The chattering class too often obsesses on the 'big' races, ignoring those at the local level where emerging trends, though harder to spot, are often more telling.
Such was the case this month as Washington pundits, examining Governors’ races in New Jersey and Virginia and Mayor Michael Bloomberg’s surprisingly close re-election in New York City, divined that voters in 2009 were signaling an “anti-incumbent” mood. The same conclusion is to be drawn, we are told, from the low favorability ratings of Governors from California to New York, and in the abysmal approvals given Congress.
Of the 19 races my firm handled in the 2009 cycle, 16 were in New York's Hudson Valley, those bucolic and decidedly upscale bedroom counties just north of New York City in Westchester, Rockland, Putnam, Dutchess and Orange counties. All 16 won.
In none of our polling did an “anti-incumbent” pattern present itself, nor was it part of our campaign messages.
What did emerge was a decidedly anti-spending, anti-tax and anti-government mood.
Four of our clients happened to be incumbents, who proudly went before voters telling what they had done to economize: they’d already cut government spending and, they assured voters, they’re prepared to do so again. One of our clients had managed to avoid either tax hikes or reductions in services by the simple step of reducing the number of paid lunch hours afforded public workers. The public employee union howled. The taxpayers applauded.
Those incumbents – just like two of our candidates running for open seats – earned the trust of voters campaigning on plans to reduce government spending and keep taxes down. Similarly, three of our challenger candidates succeeded in Primary campaigns by defeating pro-spending, pro-tax incumbents or incumbents who turned a tin ear to the public mood.
While I’d like to take credit for precision targeting and campaign messaging, the truth is that we had a national anti-tax, anti-spending tailwind at our backs. Those who ignore it, be they incumbents, challengers or open-seat candidates, do so at their peril.

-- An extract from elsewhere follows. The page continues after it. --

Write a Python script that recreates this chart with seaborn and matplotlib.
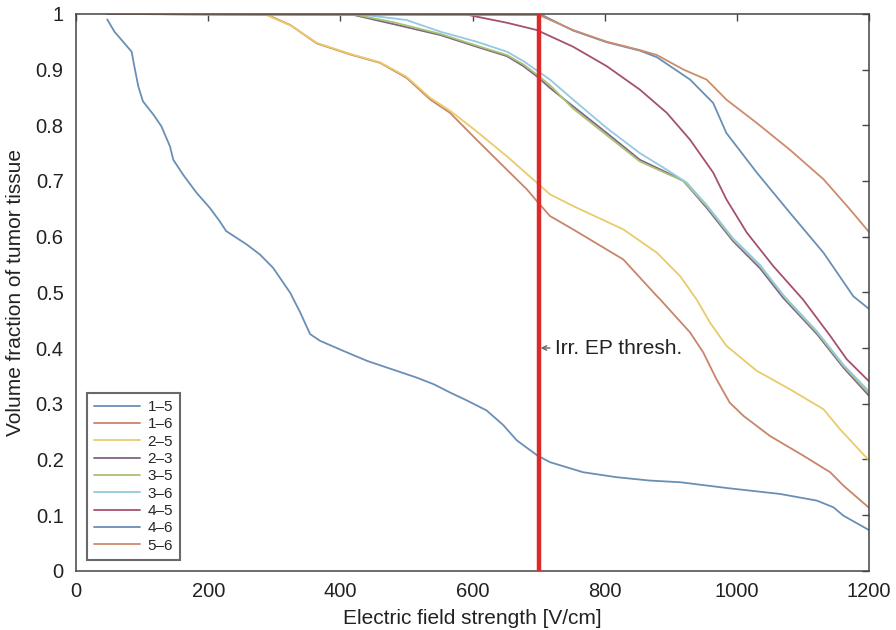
import matplotlib
matplotlib.use("Agg")
import matplotlib.pyplot as plt
import seaborn as sns
import pandas as pd

# electrode pairs and their volume-fraction curves
labels = ["1\u20135", "1\u20136", "2\u20135", "2\u20133", "3\u20135", "3\u20136", "4\u20135", "4\u20136", "5\u20136"]

x15 = [47, 58, 84, 88, 94, 101, 117, 129, 142, 147, 162, 182, 202, 217, 227, 258, 278, 298, 324, 339, 354, 369,
       404, 440, 480, 515, 541, 566, 591, 621, 646, 667, 698, 717, 767, 818, 868, 914, 989, 1065, 1121, 1146, 1161, 1200]
y15 = [0.990, 0.968, 0.932, 0.906, 0.870, 0.843, 0.819, 0.798, 0.762, 0.738, 0.711, 0.679, 0.652, 0.628, 0.610,
       0.586, 0.568, 0.544, 0.499, 0.464, 0.425, 0.413, 0.395, 0.377, 0.361, 0.347, 0.335, 0.320, 0.306, 0.288,
       0.262, 0.234, 0.207, 0.195, 0.177, 0.168, 0.162, 0.159, 0.148, 0.138, 0.126, 0.114, 0.099, 0.073]

x16 = [47, 290, 324, 364, 415, 460, 500, 536, 566, 606, 652, 682, 697, 717, 752, 828, 879, 884, 929, 949, 969,
       989, 1010, 1050, 1100, 1141, 1161, 1200]
y16 = [1, 0.998, 0.980, 0.947, 0.927, 0.912, 0.885, 0.846, 0.822, 0.774, 0.720, 0.685, 0.664, 0.637, 0.613,
       0.559, 0.493, 0.487, 0.428, 0.392, 0.344, 0.302, 0.278, 0.242, 0.207, 0.177, 0.153, 0.113]

x25 = [47, 288, 328, 364, 415, 460, 500, 536, 566, 606, 652, 697, 717, 752, 828, 879, 914, 939, 959, 984, 1030,
       1080, 1131, 1156, 1200]
y25 = [1, 0.998, 0.977, 0.948, 0.928, 0.913, 0.887, 0.849, 0.826, 0.789, 0.744, 0.697, 0.676, 0.655, 0.613,
       0.571, 0.529, 0.487, 0.446, 0.404, 0.359, 0.326, 0.290, 0.254, 0.198]

x23 = [47, 420, 475, 551, 606, 652, 677, 697, 717, 752, 803, 853, 894, 919, 954, 994, 1035, 1070, 1121, 1161, 1200]
y23 = [1, 0.998, 0.983, 0.962, 0.941, 0.924, 0.906, 0.888, 0.867, 0.834, 0.786, 0.738, 0.715, 0.700, 0.652,
       0.592, 0.543, 0.490, 0.425, 0.365, 0.314]

x35 = [47, 425, 480, 551, 606, 652, 677, 697, 717, 752, 803, 853, 894, 919, 954, 994, 1035, 1075, 1121, 1161, 1200]
y35 = [1, 0.998, 0.985, 0.964, 0.943, 0.926, 0.909, 0.891, 0.872, 0.830, 0.782, 0.735, 0.713, 0.700, 0.655,
       0.595, 0.547, 0.487, 0.428, 0.368, 0.318]

x36 = [47, 430, 500, 551, 606, 652, 677, 717, 752, 803, 853, 894, 924, 954, 994, 1035, 1070, 1121, 1161, 1200]
y36 = [1, 0.999, 0.989, 0.968, 0.950, 0.932, 0.915, 0.882, 0.846, 0.795, 0.750, 0.720, 0.697, 0.657, 0.597,
       0.549, 0.495, 0.430, 0.370, 0.322]

x45 = [47, 590, 606, 652, 697, 752, 803, 853, 894, 929, 964, 984, 1015, 1055, 1100, 1141, 1166, 1200]
y45 = [1, 0.999, 0.995, 0.984, 0.971, 0.941, 0.906, 0.864, 0.822, 0.774, 0.715, 0.667, 0.607, 0.547, 0.487,
       0.422, 0.380, 0.340]

x46 = [47, 705, 752, 803, 853, 879, 929, 964, 984, 1030, 1080, 1131, 1176, 1200]
y46 = [1, 0.998, 0.970, 0.949, 0.934, 0.922, 0.882, 0.840, 0.786, 0.715, 0.643, 0.571, 0.493, 0.470]

x56 = [47, 700, 752, 803, 853, 879, 919, 954, 984, 1030, 1080, 1131, 1171, 1200]
y56 = [1, 0.998, 0.971, 0.950, 0.935, 0.926, 0.900, 0.882, 0.846, 0.804, 0.756, 0.703, 0.649, 0.608]

xs = [x15, x16, x25, x23, x35, x36, x45, x46, x56]
ys = [y15, y16, y25, y23, y35, y36, y45, y46, y56]

colors = ["#6a8fb5", "#c9856a", "#e9cb6a", "#7d6483", "#a9c274", "#94c9e2", "#a5506e", "#6a8fb5", "#cc8c6c"]

threshold = 700
xticks = [0, 200, 400, 600, 800, 1000, 1200]
yticks = [0, 0.1, 0.2, 0.3, 0.4, 0.5, 0.6, 0.7, 0.8, 0.9, 1]
ytick_labels = ["0", "0.1", "0.2", "0.3", "0.4", "0.5", "0.6", "0.7", "0.8", "0.9", "1"]

sns.set_style("white")
plt.rcParams['font.family'] = ['Liberation Sans', 'DejaVu Sans']

fig = plt.figure(figsize=(8.96, 6.3), dpi=100)
ax = fig.add_axes([0.085, 0.094, 0.885, 0.884])

rows = []
for lab, x, y in zip(labels, xs, ys):
    for xi, yi in zip(x, y):
        rows.append({"pair": lab, "E": xi, "frac": yi})
df = pd.DataFrame(rows)

sns.lineplot(data=df, x="E", y="frac", hue="pair", hue_order=labels,
             palette=dict(zip(labels, colors)), linewidth=1.3, ax=ax, sort=False, estimator=None)

ax.axvline(threshold, color="#dc2a2a", linewidth=3.2, zorder=5)
ax.annotate("Irr. EP thresh.", xy=(threshold + 3, 0.4), xytext=(threshold + 24, 0.4),
            fontsize=15, va="center", ha="left", color="#222222",
            arrowprops=dict(arrowstyle="->", color="#666666", lw=1.0, mutation_scale=8,
                            shrinkA=1, shrinkB=0))

ax.set_xlim(0, 1200)
ax.set_ylim(0, 1)
ax.set_xticks(xticks)
ax.set_xticklabels([str(t) for t in xticks])
ax.set_yticks(yticks)
ax.set_yticklabels(ytick_labels)
ax.tick_params(direction="in", top=True, right=True, length=5, width=1, colors="#444444",
               labelsize=14.5, labelcolor="#222222")
ax.tick_params(axis="x", pad=8)
ax.tick_params(axis="y", pad=9)
for s in ax.spines.values():
    s.set_color("#444444")
    s.set_linewidth(1.1)

ax.set_xlabel("Electric field strength [V/cm]", fontsize=15, color="#222222", labelpad=6)
ax.set_ylabel("Volume fraction of tumor tissue", fontsize=15, color="#222222", labelpad=8)

leg = ax.legend(loc="lower left", bbox_to_anchor=(0.014, 0.02), fontsize=11, frameon=True,
                fancybox=False, handlelength=3.0, labelspacing=0.22, borderpad=0.45,
                handletextpad=0.5, borderaxespad=0)
leg.get_frame().set_edgecolor("#444444")
leg.get_frame().set_linewidth(1.5)

fig.savefig("out.png", dpi=100)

There is, in addition, a partisan taint to all this, because while voters may not think highly of either party, they still see Republicans as more likely to protect tax dollars.
For perspective, the historically blood-red Republican Hudson Valley is now purple terrain. As Democrats moved north out of New York City, Republicans have lost their historic enrollment edge in all except a single County. This was Obama country in 2008, and Hillary Clinton swept the region in her 2006 Senate race. In 2006, the new demographic swept a six-term moderate Republican Congresswoman from office. The change has been sudden: the region went to George W. Bush in both 2000 and 2004.
On election night 2009, the Hudson Valley took a sharp turn right. Westchester County, where democrats outnumber Republicans two to one, elected a 42 year old Republican its new County Executive with 58% of the vote. Going into election night, Democrats controlled the 25 member Dutchess County Legislature. They saw their number reduced to six seats. In 2008, the City of Poughkeepsie in Dutchess County afforded President Obama 76% of the vote. In 2009, voters turned what was a 7-1 democratic City Council into one that is now 5-3 Republican. Republicans in Orange County, who held ten of 21 seats in the county legislature saw their numbers swell to 14. The incumbent Orange County Executive, a Republican, was reelected with 62% of the vote, in a county that Obama easily carried a year ago and despite a three point democratic registration edge.
The so-called “Tea Parties” of August were a symptom, not a cause. The participants represent only the most vocal of a rising tide of Americans whose lives and fortunes were turned upside-down by the financial collapse of October, 2008. They’ve lost jobs, homes and dreams, or know friends and relatives who have.
They’ve made sacrifices and adjustments in their own lives. They’ve learned how to get along with less.
And they expect no less of their government.